(WHAT YOU HAVE TO DO): Set the data down again, exactly as it reads, but without the pictures.

(DATA EXCERPT):
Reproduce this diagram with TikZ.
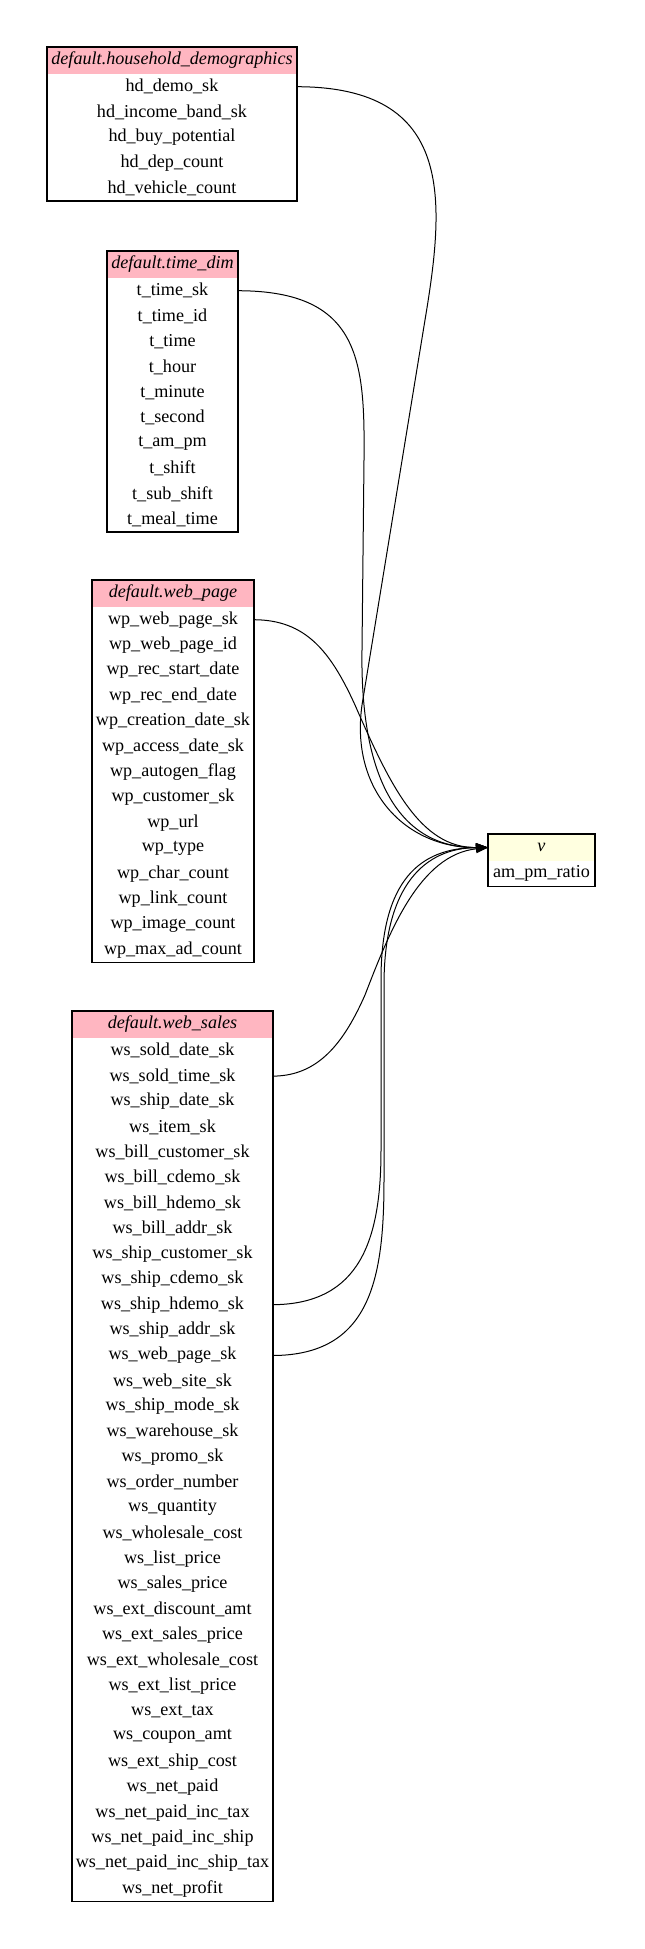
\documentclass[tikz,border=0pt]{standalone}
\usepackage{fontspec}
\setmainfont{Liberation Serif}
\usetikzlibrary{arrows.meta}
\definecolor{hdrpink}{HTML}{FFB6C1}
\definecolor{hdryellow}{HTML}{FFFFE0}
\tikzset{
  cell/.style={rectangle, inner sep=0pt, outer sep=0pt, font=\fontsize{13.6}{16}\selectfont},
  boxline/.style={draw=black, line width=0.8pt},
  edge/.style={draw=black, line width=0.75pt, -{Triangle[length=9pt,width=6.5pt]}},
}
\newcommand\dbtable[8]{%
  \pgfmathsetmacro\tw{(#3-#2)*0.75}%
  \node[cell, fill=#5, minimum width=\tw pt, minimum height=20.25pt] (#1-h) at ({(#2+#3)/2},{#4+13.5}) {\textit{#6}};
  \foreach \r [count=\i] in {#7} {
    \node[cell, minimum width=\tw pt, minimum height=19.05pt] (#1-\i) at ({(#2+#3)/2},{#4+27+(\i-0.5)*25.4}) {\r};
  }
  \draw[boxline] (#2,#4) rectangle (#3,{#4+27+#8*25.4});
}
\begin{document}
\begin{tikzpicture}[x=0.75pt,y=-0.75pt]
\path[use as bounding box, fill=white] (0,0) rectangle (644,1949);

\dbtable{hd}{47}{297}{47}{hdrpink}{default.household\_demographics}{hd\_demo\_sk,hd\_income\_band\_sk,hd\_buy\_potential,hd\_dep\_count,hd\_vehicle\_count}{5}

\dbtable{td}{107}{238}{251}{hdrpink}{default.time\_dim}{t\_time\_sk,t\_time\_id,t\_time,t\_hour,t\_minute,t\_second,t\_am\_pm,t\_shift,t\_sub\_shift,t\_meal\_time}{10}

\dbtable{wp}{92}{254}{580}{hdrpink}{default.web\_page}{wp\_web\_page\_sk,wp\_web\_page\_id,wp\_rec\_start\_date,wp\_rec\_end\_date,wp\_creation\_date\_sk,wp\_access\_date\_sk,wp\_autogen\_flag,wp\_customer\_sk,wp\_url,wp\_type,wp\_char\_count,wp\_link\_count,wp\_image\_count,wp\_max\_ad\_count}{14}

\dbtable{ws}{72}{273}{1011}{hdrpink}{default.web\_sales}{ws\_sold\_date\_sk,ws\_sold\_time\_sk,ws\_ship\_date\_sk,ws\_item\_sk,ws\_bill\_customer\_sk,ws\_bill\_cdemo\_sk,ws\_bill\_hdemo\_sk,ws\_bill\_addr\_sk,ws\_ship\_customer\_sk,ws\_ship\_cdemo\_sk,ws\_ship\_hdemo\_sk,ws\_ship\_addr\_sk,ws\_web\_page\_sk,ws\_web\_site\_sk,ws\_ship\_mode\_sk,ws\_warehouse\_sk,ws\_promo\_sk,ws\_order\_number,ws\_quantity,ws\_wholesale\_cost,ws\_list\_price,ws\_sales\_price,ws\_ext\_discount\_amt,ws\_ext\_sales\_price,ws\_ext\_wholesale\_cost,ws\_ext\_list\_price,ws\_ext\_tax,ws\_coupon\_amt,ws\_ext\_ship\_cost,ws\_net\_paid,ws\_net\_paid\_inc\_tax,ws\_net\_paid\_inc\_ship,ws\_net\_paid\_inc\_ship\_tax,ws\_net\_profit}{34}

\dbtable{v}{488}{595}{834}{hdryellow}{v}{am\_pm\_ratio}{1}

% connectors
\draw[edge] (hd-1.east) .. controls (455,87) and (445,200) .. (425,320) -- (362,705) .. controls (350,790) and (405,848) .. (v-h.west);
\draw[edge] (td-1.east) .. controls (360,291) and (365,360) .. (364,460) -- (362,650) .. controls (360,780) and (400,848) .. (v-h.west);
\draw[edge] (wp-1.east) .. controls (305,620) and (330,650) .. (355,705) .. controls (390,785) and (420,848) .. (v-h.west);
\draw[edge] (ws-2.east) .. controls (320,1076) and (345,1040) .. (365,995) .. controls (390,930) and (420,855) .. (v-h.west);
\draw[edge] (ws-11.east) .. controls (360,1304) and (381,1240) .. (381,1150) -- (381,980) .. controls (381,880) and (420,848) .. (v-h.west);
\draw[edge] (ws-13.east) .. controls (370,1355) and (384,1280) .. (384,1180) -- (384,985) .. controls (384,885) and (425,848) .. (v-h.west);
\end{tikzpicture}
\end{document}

(TASK RESPONSE):
Reproduce this diagram with TikZ.
\documentclass[tikz,border=0pt]{standalone}
\usepackage{fontspec}
\setmainfont{Liberation Serif}
\usetikzlibrary{arrows.meta}
\definecolor{hdrpink}{HTML}{FFB6C1}
\definecolor{hdryellow}{HTML}{FFFFE0}
\tikzset{
  cell/.style={rectangle, inner sep=0pt, outer sep=0pt, font=\fontsize{13.6}{16}\selectfont},
  boxline/.style={draw=black, line width=0.8pt},
  edge/.style={draw=black, line width=0.75pt, -{Triangle[length=9pt,width=6.5pt]}},
}
\newcommand\dbtable[8]{%
  \pgfmathsetmacro\tw{(#3-#2)*0.75}%
  \node[cell, fill=#5, minimum width=\tw pt, minimum height=20.25pt] (#1-h) at ({(#2+#3)/2},{#4+13.5}) {\textit{#6}};
  \foreach \r [count=\i] in {#7} {
    \node[cell, minimum width=\tw pt, minimum height=19.05pt] (#1-\i) at ({(#2+#3)/2},{#4+27+(\i-0.5)*25.4}) {\r};
  }
  \draw[boxline] (#2,#4) rectangle (#3,{#4+27+#8*25.4});
}
\begin{document}
\begin{tikzpicture}[x=0.75pt,y=-0.75pt]
\path[use as bounding box, fill=white] (0,0) rectangle (644,1949);

\dbtable{hd}{47}{297}{47}{hdrpink}{default.household\_demographics}{hd\_demo\_sk,hd\_income\_band\_sk,hd\_buy\_potential,hd\_dep\_count,hd\_vehicle\_count}{5}

\dbtable{td}{107}{238}{251}{hdrpink}{default.time\_dim}{t\_time\_sk,t\_time\_id,t\_time,t\_hour,t\_minute,t\_second,t\_am\_pm,t\_shift,t\_sub\_shift,t\_meal\_time}{10}

\dbtable{wp}{92}{254}{580}{hdrpink}{default.web\_page}{wp\_web\_page\_sk,wp\_web\_page\_id,wp\_rec\_start\_date,wp\_rec\_end\_date,wp\_creation\_date\_sk,wp\_access\_date\_sk,wp\_autogen\_flag,wp\_customer\_sk,wp\_url,wp\_type,wp\_char\_count,wp\_link\_count,wp\_image\_count,wp\_max\_ad\_count}{14}

\dbtable{ws}{72}{273}{1011}{hdrpink}{default.web\_sales}{ws\_sold\_date\_sk,ws\_sold\_time\_sk,ws\_ship\_date\_sk,ws\_item\_sk,ws\_bill\_customer\_sk,ws\_bill\_cdemo\_sk,ws\_bill\_hdemo\_sk,ws\_bill\_addr\_sk,ws\_ship\_customer\_sk,ws\_ship\_cdemo\_sk,ws\_ship\_hdemo\_sk,ws\_ship\_addr\_sk,ws\_web\_page\_sk,ws\_web\_site\_sk,ws\_ship\_mode\_sk,ws\_warehouse\_sk,ws\_promo\_sk,ws\_order\_number,ws\_quantity,ws\_wholesale\_cost,ws\_list\_price,ws\_sales\_price,ws\_ext\_discount\_amt,ws\_ext\_sales\_price,ws\_ext\_wholesale\_cost,ws\_ext\_list\_price,ws\_ext\_tax,ws\_coupon\_amt,ws\_ext\_ship\_cost,ws\_net\_paid,ws\_net\_paid\_inc\_tax,ws\_net\_paid\_inc\_ship,ws\_net\_paid\_inc\_ship\_tax,ws\_net\_profit}{34}

\dbtable{v}{488}{595}{834}{hdryellow}{v}{am\_pm\_ratio}{1}

% connectors
\draw[edge] (hd-1.east) .. controls (455,87) and (445,200) .. (425,320) -- (362,705) .. controls (350,790) and (405,848) .. (v-h.west);
\draw[edge] (td-1.east) .. controls (360,291) and (365,360) .. (364,460) -- (362,650) .. controls (360,780) and (400,848) .. (v-h.west);
\draw[edge] (wp-1.east) .. controls (305,620) and (330,650) .. (355,705) .. controls (390,785) and (420,848) .. (v-h.west);
\draw[edge] (ws-2.east) .. controls (320,1076) and (345,1040) .. (365,995) .. controls (390,930) and (420,855) .. (v-h.west);
\draw[edge] (ws-11.east) .. controls (360,1304) and (381,1240) .. (381,1150) -- (381,980) .. controls (381,880) and (420,848) .. (v-h.west);
\draw[edge] (ws-13.east) .. controls (370,1355) and (384,1280) .. (384,1180) -- (384,985) .. controls (384,885) and (425,848) .. (v-h.west);
\end{tikzpicture}
\end{document}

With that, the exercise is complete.